Figure scripts
_ _ _

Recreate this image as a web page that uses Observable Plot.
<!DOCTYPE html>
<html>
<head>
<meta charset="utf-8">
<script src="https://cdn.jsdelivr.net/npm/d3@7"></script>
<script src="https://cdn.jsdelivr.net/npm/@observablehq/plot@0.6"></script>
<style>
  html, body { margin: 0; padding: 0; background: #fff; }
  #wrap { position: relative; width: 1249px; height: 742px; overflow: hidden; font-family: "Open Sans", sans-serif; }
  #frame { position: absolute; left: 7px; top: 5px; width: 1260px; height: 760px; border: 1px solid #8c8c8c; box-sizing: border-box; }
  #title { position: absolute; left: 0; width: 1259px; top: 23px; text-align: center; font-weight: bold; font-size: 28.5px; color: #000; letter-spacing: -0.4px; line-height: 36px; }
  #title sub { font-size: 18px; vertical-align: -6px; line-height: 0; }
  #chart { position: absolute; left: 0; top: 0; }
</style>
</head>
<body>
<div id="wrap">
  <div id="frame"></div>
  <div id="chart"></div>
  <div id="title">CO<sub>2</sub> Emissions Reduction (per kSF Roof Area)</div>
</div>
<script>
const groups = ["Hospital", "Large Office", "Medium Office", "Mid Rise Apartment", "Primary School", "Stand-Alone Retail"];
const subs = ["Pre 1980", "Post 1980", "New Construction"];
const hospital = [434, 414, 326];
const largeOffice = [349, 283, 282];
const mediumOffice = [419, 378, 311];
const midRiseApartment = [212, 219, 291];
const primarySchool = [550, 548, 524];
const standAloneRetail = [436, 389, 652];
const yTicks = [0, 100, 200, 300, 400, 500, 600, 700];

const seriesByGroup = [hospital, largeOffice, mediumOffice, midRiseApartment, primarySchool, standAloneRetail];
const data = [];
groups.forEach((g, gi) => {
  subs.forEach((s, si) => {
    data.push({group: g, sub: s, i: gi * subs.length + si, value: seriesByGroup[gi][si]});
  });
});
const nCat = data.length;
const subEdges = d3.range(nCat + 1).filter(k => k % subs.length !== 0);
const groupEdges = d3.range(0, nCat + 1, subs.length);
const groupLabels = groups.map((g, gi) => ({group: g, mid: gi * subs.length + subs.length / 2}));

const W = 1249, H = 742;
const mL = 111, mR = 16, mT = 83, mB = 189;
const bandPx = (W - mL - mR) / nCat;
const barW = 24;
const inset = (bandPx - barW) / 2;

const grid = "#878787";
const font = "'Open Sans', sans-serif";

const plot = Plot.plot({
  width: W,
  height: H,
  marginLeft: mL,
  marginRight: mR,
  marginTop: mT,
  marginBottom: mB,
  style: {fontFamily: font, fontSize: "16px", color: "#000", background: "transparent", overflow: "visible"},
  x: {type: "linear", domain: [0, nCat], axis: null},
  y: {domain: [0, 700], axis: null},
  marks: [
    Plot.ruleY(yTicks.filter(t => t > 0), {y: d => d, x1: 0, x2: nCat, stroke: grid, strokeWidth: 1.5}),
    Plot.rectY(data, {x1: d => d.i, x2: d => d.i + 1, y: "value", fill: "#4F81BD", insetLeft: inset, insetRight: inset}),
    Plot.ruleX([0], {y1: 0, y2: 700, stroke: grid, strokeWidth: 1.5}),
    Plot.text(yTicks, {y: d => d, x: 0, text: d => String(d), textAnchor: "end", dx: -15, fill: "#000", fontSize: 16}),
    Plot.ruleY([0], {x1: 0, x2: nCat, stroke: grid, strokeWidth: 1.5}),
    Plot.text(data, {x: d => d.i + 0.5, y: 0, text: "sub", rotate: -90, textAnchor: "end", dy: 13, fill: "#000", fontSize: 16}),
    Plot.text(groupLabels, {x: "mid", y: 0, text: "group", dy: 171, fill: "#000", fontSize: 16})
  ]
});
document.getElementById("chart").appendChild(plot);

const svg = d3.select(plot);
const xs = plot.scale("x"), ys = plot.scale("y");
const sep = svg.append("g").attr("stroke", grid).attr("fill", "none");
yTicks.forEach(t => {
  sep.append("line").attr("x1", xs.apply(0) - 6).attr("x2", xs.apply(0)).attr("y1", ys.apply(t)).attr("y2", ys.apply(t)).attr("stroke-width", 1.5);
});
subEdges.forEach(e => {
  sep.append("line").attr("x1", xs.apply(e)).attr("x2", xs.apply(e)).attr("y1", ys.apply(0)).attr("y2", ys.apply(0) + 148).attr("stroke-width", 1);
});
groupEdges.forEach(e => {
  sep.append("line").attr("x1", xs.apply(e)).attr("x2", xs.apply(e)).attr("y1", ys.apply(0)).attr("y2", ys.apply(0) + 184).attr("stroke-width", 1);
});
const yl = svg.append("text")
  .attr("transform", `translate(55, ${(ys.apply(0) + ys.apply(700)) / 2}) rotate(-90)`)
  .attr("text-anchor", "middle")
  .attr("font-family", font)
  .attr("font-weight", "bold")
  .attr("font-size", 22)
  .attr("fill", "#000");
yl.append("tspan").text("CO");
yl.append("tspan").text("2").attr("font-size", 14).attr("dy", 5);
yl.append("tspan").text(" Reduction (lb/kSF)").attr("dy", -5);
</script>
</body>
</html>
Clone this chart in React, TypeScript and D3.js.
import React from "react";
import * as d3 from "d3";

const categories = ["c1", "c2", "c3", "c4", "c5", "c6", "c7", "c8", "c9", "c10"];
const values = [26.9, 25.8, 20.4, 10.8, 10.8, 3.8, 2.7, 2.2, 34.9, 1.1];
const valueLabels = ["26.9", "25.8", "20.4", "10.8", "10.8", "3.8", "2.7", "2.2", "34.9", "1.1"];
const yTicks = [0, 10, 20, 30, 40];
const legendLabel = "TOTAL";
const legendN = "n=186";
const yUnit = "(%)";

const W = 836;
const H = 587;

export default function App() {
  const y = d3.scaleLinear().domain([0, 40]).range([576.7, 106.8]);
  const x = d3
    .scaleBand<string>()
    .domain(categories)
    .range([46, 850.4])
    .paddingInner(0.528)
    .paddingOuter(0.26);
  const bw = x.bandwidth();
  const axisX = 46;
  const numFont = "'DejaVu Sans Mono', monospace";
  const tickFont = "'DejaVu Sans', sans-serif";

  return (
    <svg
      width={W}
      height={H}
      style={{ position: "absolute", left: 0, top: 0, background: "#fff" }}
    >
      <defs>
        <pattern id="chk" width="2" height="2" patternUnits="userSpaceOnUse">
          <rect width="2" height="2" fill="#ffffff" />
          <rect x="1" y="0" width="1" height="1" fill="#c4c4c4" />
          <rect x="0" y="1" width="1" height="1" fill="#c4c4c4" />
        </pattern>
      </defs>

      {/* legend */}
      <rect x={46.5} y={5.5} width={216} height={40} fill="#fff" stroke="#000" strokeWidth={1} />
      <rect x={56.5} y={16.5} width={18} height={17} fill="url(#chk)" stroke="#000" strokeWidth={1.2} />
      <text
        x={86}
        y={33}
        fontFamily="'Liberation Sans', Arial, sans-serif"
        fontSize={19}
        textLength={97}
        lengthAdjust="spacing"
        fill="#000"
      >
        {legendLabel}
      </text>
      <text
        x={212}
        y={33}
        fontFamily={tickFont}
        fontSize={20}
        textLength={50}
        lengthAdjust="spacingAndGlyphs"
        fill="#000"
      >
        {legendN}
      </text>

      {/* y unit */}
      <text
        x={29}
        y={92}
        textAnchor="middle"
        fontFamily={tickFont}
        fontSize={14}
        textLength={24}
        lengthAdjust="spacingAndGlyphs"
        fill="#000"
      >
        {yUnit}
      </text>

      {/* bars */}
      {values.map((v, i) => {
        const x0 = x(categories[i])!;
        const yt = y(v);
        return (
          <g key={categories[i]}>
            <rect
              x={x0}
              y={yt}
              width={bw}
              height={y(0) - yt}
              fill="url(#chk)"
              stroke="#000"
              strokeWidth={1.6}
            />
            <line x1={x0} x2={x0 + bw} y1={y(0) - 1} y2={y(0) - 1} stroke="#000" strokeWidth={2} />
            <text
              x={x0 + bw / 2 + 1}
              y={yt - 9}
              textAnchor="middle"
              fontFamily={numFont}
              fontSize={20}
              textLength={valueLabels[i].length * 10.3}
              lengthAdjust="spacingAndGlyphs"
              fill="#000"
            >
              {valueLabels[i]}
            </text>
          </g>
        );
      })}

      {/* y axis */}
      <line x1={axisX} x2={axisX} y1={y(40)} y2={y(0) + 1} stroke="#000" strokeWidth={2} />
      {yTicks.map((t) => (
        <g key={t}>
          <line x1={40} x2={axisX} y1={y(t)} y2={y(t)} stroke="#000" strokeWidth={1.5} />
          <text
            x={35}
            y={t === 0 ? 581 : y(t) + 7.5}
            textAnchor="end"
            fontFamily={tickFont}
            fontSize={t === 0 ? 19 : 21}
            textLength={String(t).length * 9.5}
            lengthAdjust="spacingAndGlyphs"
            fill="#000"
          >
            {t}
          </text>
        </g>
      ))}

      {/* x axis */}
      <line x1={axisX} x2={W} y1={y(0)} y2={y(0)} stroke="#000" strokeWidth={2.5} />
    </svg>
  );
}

_ _ _

§ **EXERCISE AIM**: Restate word for word only the lines running from the beginning of the data to the line holding "const yTicks = [0, 100, 200, 300, 400, 500, 600, 700];", both included.

§ **FINISHED ANSWER**:
Recreate this image as a web page that uses Observable Plot.
<!DOCTYPE html>
<html>
<head>
<meta charset="utf-8">
<script src="https://cdn.jsdelivr.net/npm/d3@7"></script>
<script src="https://cdn.jsdelivr.net/npm/@observablehq/plot@0.6"></script>
<style>
  html, body { margin: 0; padding: 0; background: #fff; }
  #wrap { position: relative; width: 1249px; height: 742px; overflow: hidden; font-family: "Open Sans", sans-serif; }
  #frame { position: absolute; left: 7px; top: 5px; width: 1260px; height: 760px; border: 1px solid #8c8c8c; box-sizing: border-box; }
  #title { position: absolute; left: 0; width: 1259px; top: 23px; text-align: center; font-weight: bold; font-size: 28.5px; color: #000; letter-spacing: -0.4px; line-height: 36px; }
  #title sub { font-size: 18px; vertical-align: -6px; line-height: 0; }
  #chart { position: absolute; left: 0; top: 0; }
</style>
</head>
<body>
<div id="wrap">
  <div id="frame"></div>
  <div id="chart"></div>
  <div id="title">CO<sub>2</sub> Emissions Reduction (per kSF Roof Area)</div>
</div>
<script>
const groups = ["Hospital", "Large Office", "Medium Office", "Mid Rise Apartment", "Primary School", "Stand-Alone Retail"];
const subs = ["Pre 1980", "Post 1980", "New Construction"];
const hospital = [434, 414, 326];
const largeOffice = [349, 283, 282];
const mediumOffice = [419, 378, 311];
const midRiseApartment = [212, 219, 291];
const primarySchool = [550, 548, 524];
const standAloneRetail = [436, 389, 652];
const yTicks = [0, 100, 200, 300, 400, 500, 600, 700];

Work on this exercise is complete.